*Exercise instructions*. All the data should be repeated exactly. Any image in it is left out.

*Given information*.
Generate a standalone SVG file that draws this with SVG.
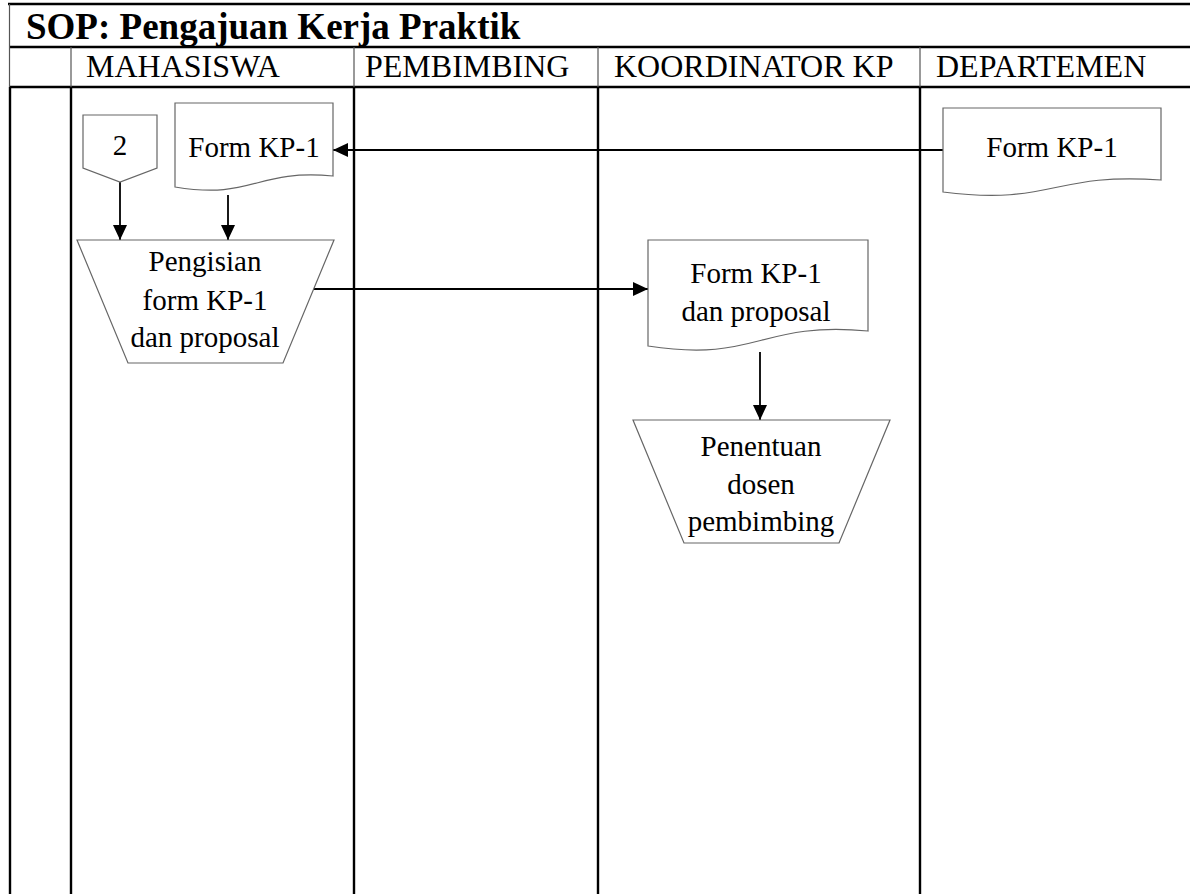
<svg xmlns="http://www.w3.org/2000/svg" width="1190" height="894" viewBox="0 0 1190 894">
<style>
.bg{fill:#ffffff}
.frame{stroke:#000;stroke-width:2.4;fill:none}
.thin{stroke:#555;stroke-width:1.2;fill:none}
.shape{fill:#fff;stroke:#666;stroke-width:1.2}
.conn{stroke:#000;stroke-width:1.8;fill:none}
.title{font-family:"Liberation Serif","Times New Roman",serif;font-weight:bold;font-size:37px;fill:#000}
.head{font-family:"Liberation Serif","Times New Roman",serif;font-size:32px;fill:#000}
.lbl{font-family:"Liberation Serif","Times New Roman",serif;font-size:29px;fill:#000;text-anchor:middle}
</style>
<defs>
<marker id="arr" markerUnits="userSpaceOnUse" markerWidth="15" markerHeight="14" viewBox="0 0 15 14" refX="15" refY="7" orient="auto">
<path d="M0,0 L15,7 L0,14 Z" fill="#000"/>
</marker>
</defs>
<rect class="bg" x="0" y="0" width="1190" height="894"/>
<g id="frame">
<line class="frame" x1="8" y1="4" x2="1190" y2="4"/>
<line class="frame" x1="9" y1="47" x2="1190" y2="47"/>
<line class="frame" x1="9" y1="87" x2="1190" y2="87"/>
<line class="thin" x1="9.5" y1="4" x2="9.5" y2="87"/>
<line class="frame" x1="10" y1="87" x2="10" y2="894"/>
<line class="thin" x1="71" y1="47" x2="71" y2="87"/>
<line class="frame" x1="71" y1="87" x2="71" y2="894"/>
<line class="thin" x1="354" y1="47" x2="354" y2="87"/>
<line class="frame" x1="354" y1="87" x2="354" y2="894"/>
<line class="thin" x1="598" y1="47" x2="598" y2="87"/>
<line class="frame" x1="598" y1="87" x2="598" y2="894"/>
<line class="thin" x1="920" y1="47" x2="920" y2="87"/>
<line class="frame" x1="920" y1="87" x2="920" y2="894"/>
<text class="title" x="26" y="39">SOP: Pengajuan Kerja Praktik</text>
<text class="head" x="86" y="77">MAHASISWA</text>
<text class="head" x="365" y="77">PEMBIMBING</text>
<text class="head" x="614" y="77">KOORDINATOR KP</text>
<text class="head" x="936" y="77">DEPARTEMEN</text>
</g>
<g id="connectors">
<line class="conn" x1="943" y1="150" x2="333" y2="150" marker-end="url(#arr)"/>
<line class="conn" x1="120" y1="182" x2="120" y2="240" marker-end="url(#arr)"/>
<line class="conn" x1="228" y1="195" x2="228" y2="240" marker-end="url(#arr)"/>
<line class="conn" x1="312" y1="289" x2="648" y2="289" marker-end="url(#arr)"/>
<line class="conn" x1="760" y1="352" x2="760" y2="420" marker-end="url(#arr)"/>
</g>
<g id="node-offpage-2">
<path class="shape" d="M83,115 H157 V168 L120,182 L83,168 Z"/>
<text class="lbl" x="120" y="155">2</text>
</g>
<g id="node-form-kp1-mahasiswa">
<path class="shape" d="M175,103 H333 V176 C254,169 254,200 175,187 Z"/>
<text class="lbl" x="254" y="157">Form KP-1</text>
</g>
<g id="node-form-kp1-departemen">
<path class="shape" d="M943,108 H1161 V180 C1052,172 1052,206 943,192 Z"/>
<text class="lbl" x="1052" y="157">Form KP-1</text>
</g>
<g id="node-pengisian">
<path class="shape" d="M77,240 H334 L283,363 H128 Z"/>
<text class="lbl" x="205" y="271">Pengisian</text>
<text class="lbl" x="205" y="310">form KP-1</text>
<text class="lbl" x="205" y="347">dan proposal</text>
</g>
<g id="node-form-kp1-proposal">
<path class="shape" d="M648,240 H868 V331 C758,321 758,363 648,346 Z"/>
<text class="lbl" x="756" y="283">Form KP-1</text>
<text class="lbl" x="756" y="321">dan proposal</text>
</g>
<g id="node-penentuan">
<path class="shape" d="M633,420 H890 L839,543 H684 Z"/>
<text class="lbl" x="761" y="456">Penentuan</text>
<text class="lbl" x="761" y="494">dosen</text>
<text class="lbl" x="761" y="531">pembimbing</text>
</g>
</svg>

*Written response*.
Generate a standalone SVG file that draws this with SVG.
<svg xmlns="http://www.w3.org/2000/svg" width="1190" height="894" viewBox="0 0 1190 894">
<style>
.bg{fill:#ffffff}
.frame{stroke:#000;stroke-width:2.4;fill:none}
.thin{stroke:#555;stroke-width:1.2;fill:none}
.shape{fill:#fff;stroke:#666;stroke-width:1.2}
.conn{stroke:#000;stroke-width:1.8;fill:none}
.title{font-family:"Liberation Serif","Times New Roman",serif;font-weight:bold;font-size:37px;fill:#000}
.head{font-family:"Liberation Serif","Times New Roman",serif;font-size:32px;fill:#000}
.lbl{font-family:"Liberation Serif","Times New Roman",serif;font-size:29px;fill:#000;text-anchor:middle}
</style>
<defs>
<marker id="arr" markerUnits="userSpaceOnUse" markerWidth="15" markerHeight="14" viewBox="0 0 15 14" refX="15" refY="7" orient="auto">
<path d="M0,0 L15,7 L0,14 Z" fill="#000"/>
</marker>
</defs>
<rect class="bg" x="0" y="0" width="1190" height="894"/>
<g id="frame">
<line class="frame" x1="8" y1="4" x2="1190" y2="4"/>
<line class="frame" x1="9" y1="47" x2="1190" y2="47"/>
<line class="frame" x1="9" y1="87" x2="1190" y2="87"/>
<line class="thin" x1="9.5" y1="4" x2="9.5" y2="87"/>
<line class="frame" x1="10" y1="87" x2="10" y2="894"/>
<line class="thin" x1="71" y1="47" x2="71" y2="87"/>
<line class="frame" x1="71" y1="87" x2="71" y2="894"/>
<line class="thin" x1="354" y1="47" x2="354" y2="87"/>
<line class="frame" x1="354" y1="87" x2="354" y2="894"/>
<line class="thin" x1="598" y1="47" x2="598" y2="87"/>
<line class="frame" x1="598" y1="87" x2="598" y2="894"/>
<line class="thin" x1="920" y1="47" x2="920" y2="87"/>
<line class="frame" x1="920" y1="87" x2="920" y2="894"/>
<text class="title" x="26" y="39">SOP: Pengajuan Kerja Praktik</text>
<text class="head" x="86" y="77">MAHASISWA</text>
<text class="head" x="365" y="77">PEMBIMBING</text>
<text class="head" x="614" y="77">KOORDINATOR KP</text>
<text class="head" x="936" y="77">DEPARTEMEN</text>
</g>
<g id="connectors">
<line class="conn" x1="943" y1="150" x2="333" y2="150" marker-end="url(#arr)"/>
<line class="conn" x1="120" y1="182" x2="120" y2="240" marker-end="url(#arr)"/>
<line class="conn" x1="228" y1="195" x2="228" y2="240" marker-end="url(#arr)"/>
<line class="conn" x1="312" y1="289" x2="648" y2="289" marker-end="url(#arr)"/>
<line class="conn" x1="760" y1="352" x2="760" y2="420" marker-end="url(#arr)"/>
</g>
<g id="node-offpage-2">
<path class="shape" d="M83,115 H157 V168 L120,182 L83,168 Z"/>
<text class="lbl" x="120" y="155">2</text>
</g>
<g id="node-form-kp1-mahasiswa">
<path class="shape" d="M175,103 H333 V176 C254,169 254,200 175,187 Z"/>
<text class="lbl" x="254" y="157">Form KP-1</text>
</g>
<g id="node-form-kp1-departemen">
<path class="shape" d="M943,108 H1161 V180 C1052,172 1052,206 943,192 Z"/>
<text class="lbl" x="1052" y="157">Form KP-1</text>
</g>
<g id="node-pengisian">
<path class="shape" d="M77,240 H334 L283,363 H128 Z"/>
<text class="lbl" x="205" y="271">Pengisian</text>
<text class="lbl" x="205" y="310">form KP-1</text>
<text class="lbl" x="205" y="347">dan proposal</text>
</g>
<g id="node-form-kp1-proposal">
<path class="shape" d="M648,240 H868 V331 C758,321 758,363 648,346 Z"/>
<text class="lbl" x="756" y="283">Form KP-1</text>
<text class="lbl" x="756" y="321">dan proposal</text>
</g>
<g id="node-penentuan">
<path class="shape" d="M633,420 H890 L839,543 H684 Z"/>
<text class="lbl" x="761" y="456">Penentuan</text>
<text class="lbl" x="761" y="494">dosen</text>
<text class="lbl" x="761" y="531">pembimbing</text>
</g>
</svg>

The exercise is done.